Un exilio forzoso y gélido tras las torturas en prisión

Los 26 niños finalmente fueron puestos en libertad. Pero el líder comunista no quedó satisfecho. «Los cachorros de lobo tienen que ser castigados». El castigo recibido por haber presenciado un crimen pasional no había sido suficiente. Los menores, destrozados psicológicamente no sólo por presenciar el asesinato y suicidio de estos «Romeo y Julieta» soviéticos, sino, sobre todo, por las torturas que tuvieron que soportar en la cárcel con poco más de 10 años, fueron exiliados durante un año en Stalinabad, en Asia Central (ahora Dushanbe, capital de Tayikistán), mientras sus padres seguían trabajando con el dictador cada día en la oficina sin poder decir nada para no perjudicar a su prole aún más. Cualquier comentario hubiera sido suficiente para meter a sus hijos en nuevos problemas.

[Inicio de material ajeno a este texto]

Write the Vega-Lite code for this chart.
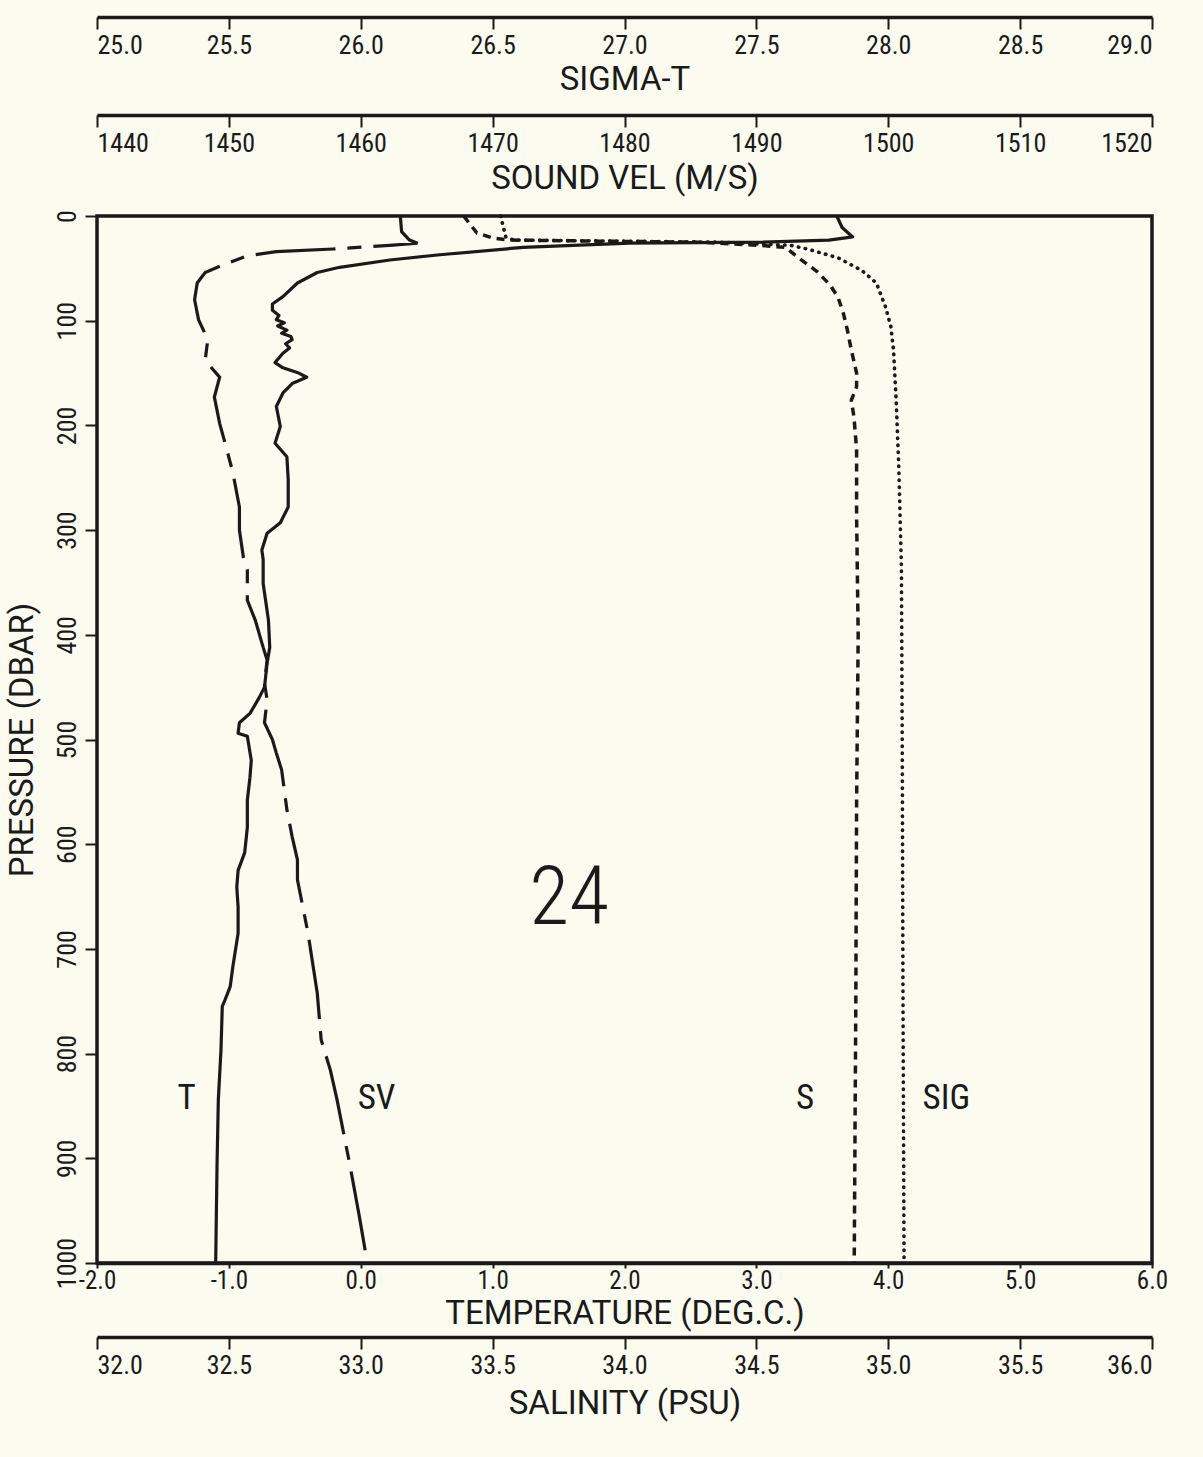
{
  "$schema": "https://vega.github.io/schema/vega-lite/v6.json",
  "width": 1055,
  "height": 1047,
  "autosize": {"type": "none"},
  "padding": {"left": 97, "top": 216, "right": 51, "bottom": 194},
  "background": "#fbfbef",
  "datasets": {
    "temp": [
      {"p": 0, "v": 3.61}, {"p": 11, "v": 3.65}, {"p": 20, "v": 3.73}, {"p": 23, "v": 3.55},
      {"p": 25, "v": 3.05}, {"p": 26, "v": 2.04}, {"p": 30, "v": 1.23}, {"p": 37, "v": 0.60},
      {"p": 42, "v": 0.22}, {"p": 49, "v": -0.16}, {"p": 54, "v": -0.33}, {"p": 64, "v": -0.48},
      {"p": 77, "v": -0.59}, {"p": 84, "v": -0.67}, {"p": 90, "v": -0.67}, {"p": 95, "v": -0.62},
      {"p": 99, "v": -0.64}, {"p": 102, "v": -0.58}, {"p": 105, "v": -0.63}, {"p": 109, "v": -0.56},
      {"p": 112, "v": -0.6}, {"p": 115, "v": -0.53}, {"p": 118, "v": -0.52}, {"p": 122, "v": -0.57},
      {"p": 126, "v": -0.54}, {"p": 131, "v": -0.59}, {"p": 140, "v": -0.65}, {"p": 145, "v": -0.59},
      {"p": 150, "v": -0.47}, {"p": 154, "v": -0.41}, {"p": 160, "v": -0.52}, {"p": 169, "v": -0.59},
      {"p": 182, "v": -0.64}, {"p": 201, "v": -0.61}, {"p": 217, "v": -0.65}, {"p": 230, "v": -0.56},
      {"p": 252, "v": -0.55}, {"p": 278, "v": -0.55}, {"p": 293, "v": -0.61}, {"p": 303, "v": -0.71},
      {"p": 319, "v": -0.75}, {"p": 328, "v": -0.74}, {"p": 351, "v": -0.74}, {"p": 386, "v": -0.70},
      {"p": 412, "v": -0.69}, {"p": 427, "v": -0.71}, {"p": 450, "v": -0.73}, {"p": 460, "v": -0.77},
      {"p": 475, "v": -0.84}, {"p": 484, "v": -0.92}, {"p": 494, "v": -0.93}, {"p": 497, "v": -0.86},
      {"p": 520, "v": -0.83}, {"p": 536, "v": -0.84}, {"p": 558, "v": -0.86}, {"p": 584, "v": -0.86},
      {"p": 608, "v": -0.88}, {"p": 625, "v": -0.93}, {"p": 641, "v": -0.94}, {"p": 660, "v": -0.93},
      {"p": 685, "v": -0.93}, {"p": 717, "v": -0.97}, {"p": 736, "v": -0.99}, {"p": 749, "v": -1.03},
      {"p": 755, "v": -1.05}, {"p": 797, "v": -1.06}, {"p": 844, "v": -1.08}, {"p": 908, "v": -1.09},
      {"p": 1000, "v": -1.10}
    ],
    "sv": [
      {"p": 0, "v": 1463.0}, {"p": 15, "v": 1463.1}, {"p": 23, "v": 1463.7}, {"p": 26, "v": 1464.3},
      {"p": 28, "v": 1462.2}, {"p": 31.5, "v": 1457.9}, {"p": 34, "v": 1453.6}, {"p": 38, "v": 1451.4},
      {"p": 47, "v": 1449.5}, {"p": 54, "v": 1448.2}, {"p": 64, "v": 1447.6}, {"p": 80, "v": 1447.4},
      {"p": 99, "v": 1447.7}, {"p": 118, "v": 1448.4}, {"p": 138, "v": 1448.2}, {"p": 154, "v": 1449.3},
      {"p": 173, "v": 1448.9}, {"p": 198, "v": 1449.3}, {"p": 221, "v": 1449.8}, {"p": 245, "v": 1450.3},
      {"p": 278, "v": 1450.8}, {"p": 300, "v": 1450.8}, {"p": 326, "v": 1451.1}, {"p": 338, "v": 1451.4},
      {"p": 367, "v": 1451.4}, {"p": 386, "v": 1452.0}, {"p": 412, "v": 1452.6}, {"p": 424, "v": 1452.9},
      {"p": 446, "v": 1452.7}, {"p": 462, "v": 1452.9}, {"p": 484, "v": 1452.7}, {"p": 500, "v": 1453.3},
      {"p": 513, "v": 1453.6}, {"p": 529, "v": 1454.0}, {"p": 567, "v": 1454.4}, {"p": 593, "v": 1454.8},
      {"p": 615, "v": 1455.2}, {"p": 634, "v": 1455.2}, {"p": 653, "v": 1455.5}, {"p": 685, "v": 1456.0},
      {"p": 742, "v": 1456.7}, {"p": 787, "v": 1457.0}, {"p": 816, "v": 1457.7}, {"p": 844, "v": 1458.2},
      {"p": 908, "v": 1459.2}, {"p": 956, "v": 1459.9}, {"p": 1000, "v": 1460.5}
    ],
    "sal": [
      {"p": 0, "v": 33.39}, {"p": 16, "v": 33.44}, {"p": 21, "v": 33.50}, {"p": 23, "v": 33.56},
      {"p": 24, "v": 33.90}, {"p": 25, "v": 34.28}, {"p": 28, "v": 34.51}, {"p": 30, "v": 34.61},
      {"p": 40, "v": 34.66}, {"p": 53, "v": 34.73}, {"p": 66, "v": 34.78}, {"p": 78, "v": 34.81},
      {"p": 93, "v": 34.83}, {"p": 109, "v": 34.845}, {"p": 128, "v": 34.86}, {"p": 150, "v": 34.88},
      {"p": 163, "v": 34.88}, {"p": 176, "v": 34.86}, {"p": 192, "v": 34.87}, {"p": 223, "v": 34.88},
      {"p": 287, "v": 34.88}, {"p": 400, "v": 34.886}, {"p": 560, "v": 34.88}, {"p": 750, "v": 34.877},
      {"p": 1000, "v": 34.871}
    ],
    "sig": [
      {"p": 0, "v": 26.53}, {"p": 20, "v": 26.55}, {"p": 23, "v": 26.58}, {"p": 24, "v": 26.98},
      {"p": 25, "v": 27.36}, {"p": 28, "v": 27.63}, {"p": 32, "v": 27.70}, {"p": 40, "v": 27.81},
      {"p": 52, "v": 27.90}, {"p": 64, "v": 27.955}, {"p": 87, "v": 27.99}, {"p": 106, "v": 28.01},
      {"p": 128, "v": 28.02}, {"p": 176, "v": 28.03}, {"p": 240, "v": 28.04}, {"p": 336, "v": 28.05},
      {"p": 500, "v": 28.053}, {"p": 750, "v": 28.056}, {"p": 1000, "v": 28.06}
    ]
  },
  "encoding": {
    "y": {
      "field": "p", "type": "quantitative",
      "scale": {"domain": [0, 1000], "reverse": true, "nice": false, "zero": false},
      "axis": {
        "title": "PRESSURE (DBAR)", "values": [0, 100, 200, 300, 400, 500, 600, 700, 800, 900, 1000],
        "format": "d", "labelAngle": 270, "tickSize": 12, "labelPadding": 5, "titlePadding": 15,
        "labelFlush": true, "domain": false
      }
    }
  },
  "layer": [
    {
      "data": {"name": "temp"},
      "mark": {"type": "line", "color": "#1a1a1a", "strokeWidth": 3.2, "strokeJoin": "round"},
      "encoding": {
        "x": {"field": "v", "type": "quantitative",
          "scale": {"domain": [-2, 6], "nice": false, "zero": false},
          "axis": {"orient": "bottom", "offset": 0, "title": "TEMPERATURE (DEG.C.)",
            "values": [-2, -1, 0, 1, 2, 3, 4, 5, 6],
            "labelExpr": "(datum.value < 0 ? '-' : '') + format(abs(datum.value), '.1f')",
            "tickSize": 5, "labelPadding": 0, "labelFontSize": 25, "titlePadding": 4, "labelFlush": false}},
        "order": {"field": "p", "type": "quantitative"}
      }
    },
    {
      "data": {"name": "sal"},
      "mark": {"type": "line", "color": "#1a1a1a", "strokeWidth": 3.5, "strokeDash": [8, 6]},
      "encoding": {
        "x": {"field": "v", "type": "quantitative",
          "scale": {"domain": [32, 36], "nice": false, "zero": false},
          "axis": {"orient": "bottom", "offset": 74, "title": "SALINITY (PSU)",
            "values": [32, 32.5, 33, 33.5, 34, 34.5, 35, 35.5, 36], "format": ".1f",
            "tickSize": 12, "labelPadding": 3, "titlePadding": 9, "labelFlush": true}},
        "order": {"field": "p", "type": "quantitative"}
      }
    },
    {
      "data": {"name": "sv"},
      "mark": {"type": "line", "color": "#1a1a1a", "strokeWidth": 3.2, "strokeDash": [80, 12, 14, 12]},
      "encoding": {
        "x": {"field": "v", "type": "quantitative",
          "scale": {"domain": [1440, 1520], "nice": false, "zero": false},
          "axis": {"orient": "bottom", "offset": -1148, "title": "SOUND VEL (M/S)",
            "values": [1440, 1450, 1460, 1470, 1480, 1490, 1500, 1510, 1520], "format": "d",
            "tickSize": 12, "labelPadding": 3, "titlePadding": 6, "labelFlush": true}},
        "order": {"field": "p", "type": "quantitative"}
      }
    },
    {
      "data": {"name": "sig"},
      "mark": {"type": "line", "color": "#1a1a1a", "strokeWidth": 3.6, "strokeDash": [0.5, 6.5], "strokeCap": "round"},
      "encoding": {
        "x": {"field": "v", "type": "quantitative",
          "scale": {"domain": [25, 29], "nice": false, "zero": false},
          "axis": {"orient": "bottom", "offset": -1246, "title": "SIGMA-T",
            "values": [25, 25.5, 26, 26.5, 27, 27.5, 28, 28.5, 29], "format": ".1f",
            "tickSize": 12, "labelPadding": 3, "titlePadding": 5, "labelFlush": true}},
        "order": {"field": "p", "type": "quantitative"}
      }
    },
    {
      "data": {"values": [{"p": 842, "v": -1.32, "label": "T"}]},
      "mark": {"type": "text", "color": "#1a1a1a", "align": "center", "baseline": "middle", "fontSize": 35},
      "encoding": {
        "x": {"field": "v", "type": "quantitative", "scale": {"domain": [-2, 6], "nice": false, "zero": false}, "axis": null},
        "text": {"field": "label"}
      }
    },
    {
      "data": {"values": [{"p": 652, "v": 1.58, "label": "24"}]},
      "mark": {"type": "text", "color": "#1a1a1a", "align": "center", "baseline": "middle", "fontSize": 82, "fontWeight": 300},
      "encoding": {
        "x": {"field": "v", "type": "quantitative", "scale": {"domain": [-2, 6], "nice": false, "zero": false}, "axis": null},
        "text": {"field": "label"}
      }
    },
    {
      "data": {"values": [{"p": 842, "v": 1461.2, "label": "SV"}]},
      "mark": {"type": "text", "color": "#1a1a1a", "align": "center", "baseline": "middle", "fontSize": 35},
      "encoding": {
        "x": {"field": "v", "type": "quantitative", "scale": {"domain": [1440, 1520], "nice": false, "zero": false}, "axis": null},
        "text": {"field": "label"}
      }
    },
    {
      "data": {"values": [{"p": 842, "v": 34.685, "label": "S"}]},
      "mark": {"type": "text", "color": "#1a1a1a", "align": "center", "baseline": "middle", "fontSize": 35},
      "encoding": {
        "x": {"field": "v", "type": "quantitative", "scale": {"domain": [32, 36], "nice": false, "zero": false}, "axis": null},
        "text": {"field": "label"}
      }
    },
    {
      "data": {"values": [{"p": 842, "v": 28.22, "label": "SIG"}]},
      "mark": {"type": "text", "color": "#1a1a1a", "align": "center", "baseline": "middle", "fontSize": 35},
      "encoding": {
        "x": {"field": "v", "type": "quantitative", "scale": {"domain": [25, 29], "nice": false, "zero": false}, "axis": null},
        "text": {"field": "label"}
      }
    }
  ],
  "resolve": {"scale": {"x": "independent"}, "axis": {"x": "independent"}},
  "config": {
    "view": {"stroke": "#1a1a1a", "strokeWidth": 3.5},
    "font": "Roboto Condensed, Roboto, sans-serif",
    "text": {"font": "Roboto Condensed, Roboto, sans-serif"},
    "axis": {
      "grid": false,
      "domainColor": "#1a1a1a", "domainWidth": 3.5,
      "tickColor": "#1a1a1a", "tickWidth": 2,
      "labelColor": "#1a1a1a", "titleColor": "#1a1a1a",
      "labelFont": "Roboto Condensed, Roboto, sans-serif",
      "titleFont": "Roboto, sans-serif",
      "labelFontSize": 26, "titleFontSize": 33, "titleFontWeight": "normal",
      "labelOverlap": false
    }
  }
}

Tras la muerte de Stalin, Mikoyan se convirtió en el legendario superviviente de la política soviética, para terminar como presidente. Murió en 1978. Y en cuanto a los niños, Leonid Redens se convirtió en ingeniero y los hijos de Mikoyan se labraron también un futuro próspero. Stepan, el mayor, se convirtió en un famoso piloto de la Fuerza Aérea y Vano, en un diseñador de aviones MiG como su tío. Sergo, por su parte, fue un reputado experto en Historia de América Latina. Uno de los nietos de Mikoyan, Stas Namin, se convirtió luego en una estrella de rock millonaria. La familia sigue siendo famosa en Rusia.

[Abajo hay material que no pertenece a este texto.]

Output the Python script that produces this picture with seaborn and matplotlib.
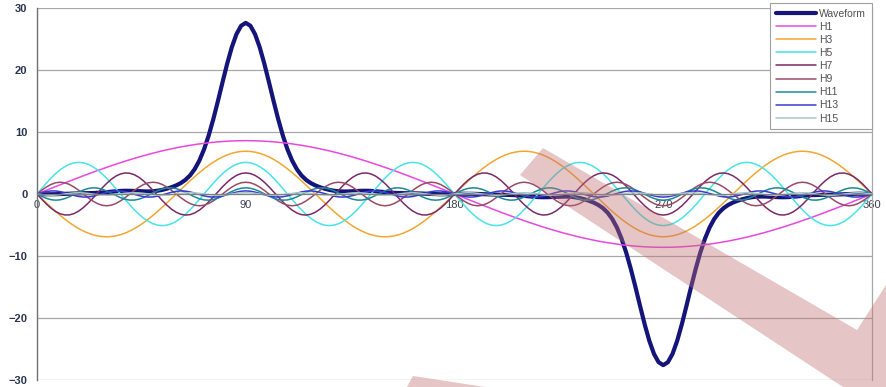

Por otro lado, el padre de Nina Umansky, Konstantin, no hubo de vivir muchos años soportando el dolor de la pérdida de su hija. Un año después del asesinato, en julio de 1944, Umansky fue nombrado embajador de la Unión Soviética en Costa Rica, tras desempeñar este mismo cargo en México. En enero, tenía que viajar a la ciudad de San José para presentar sus credenciales al presidente del país. Sin embargo, el avión en el que viajaba se estrelló, y él y su esposa murieron en el acto, además de otros tres oficiales de la embajada. El destino quiso que todos los miembros de esta familia murieran de forma violenta.